Affordable student housing is disappearing in Germany

The recently published Student Living Report 2022 has revealed how a combination of rising rents and inflation will hit students in Germany particularly hard.

Student rents up 5.9 percent in 2022

The report, published by the financial consulting companies MLP, looked at 38 locations in Germany and found that there has been an overall 5.9 percent increase in the rental cost of houses and apartments in the past year. This is a considerable jump compared to the 1.5 percent that was recorded in 2021.

The price of a shared room (WG-Zimmer) has increased by an overall 9.4 percent. According to the study’s researchers, these rises were concentrated in the beginning of 2022, meaning that many landlords have been using rising consumer costs as grounds to increase prices in rental contracts.

Some German cities are still affordable for students

So what German cities can students still afford to live in, without handing over almost all of their BAföG student loan and 450-euro mini-job salary to landlords before the month has barely begun? Magdeburg in Saxony-Anhalt and Dresden, Leipzig and Chemnitz in Saxony are all still places where it is possible to find accommodation for 400 euros or less per month. Currently, the most affordable student renting option in Germany would be a shared flat room in Chemnitz for an average of 186 euros per month.

Munich remained the most expensive city for students to live in, with an average student flat costing 787 euros per month. Stuttgart followed, costing a mere one euro less at 786 euros and then Berlin at 718 euros per month. The capital is where rents have risen the most sharply over the past year, at 18.5 percent.

Why are students being hit particularly badly by increased rents?

The MLP report stated that the number of houses in Germany rented out as shared flats has been sinking as bigger properties are increasingly let out to other population groups, rather than students. On top of this, the report expects that students will be hit particularly hard by rent increases as their often low incomes mean they cannot afford to save money.

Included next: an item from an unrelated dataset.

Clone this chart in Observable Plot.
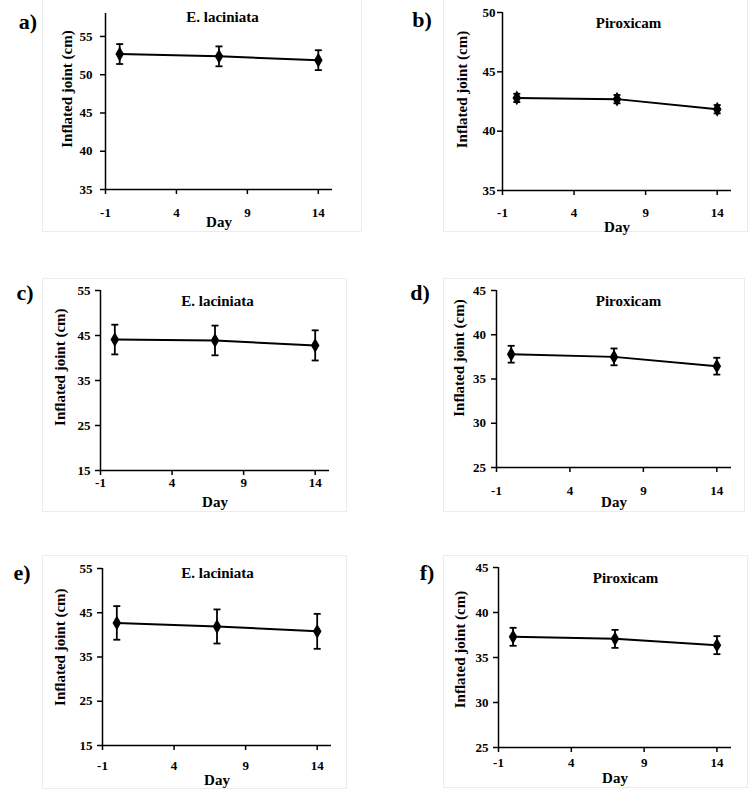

Recent government policies have attempted to soften the blow of recent rising costs in Germany, but students seem to have been left behind. Since many already hold a public transport ticket funded by their semester fees, the popular 9-euro ticket wasn’t as money saving for students as it was for many other groups in Germany – the same goes for the fuel rebate. While BAföG student loan rates are set to increase, the amount is not sufficient to offset inflation and only 20 percent of students in Germany receive the loan.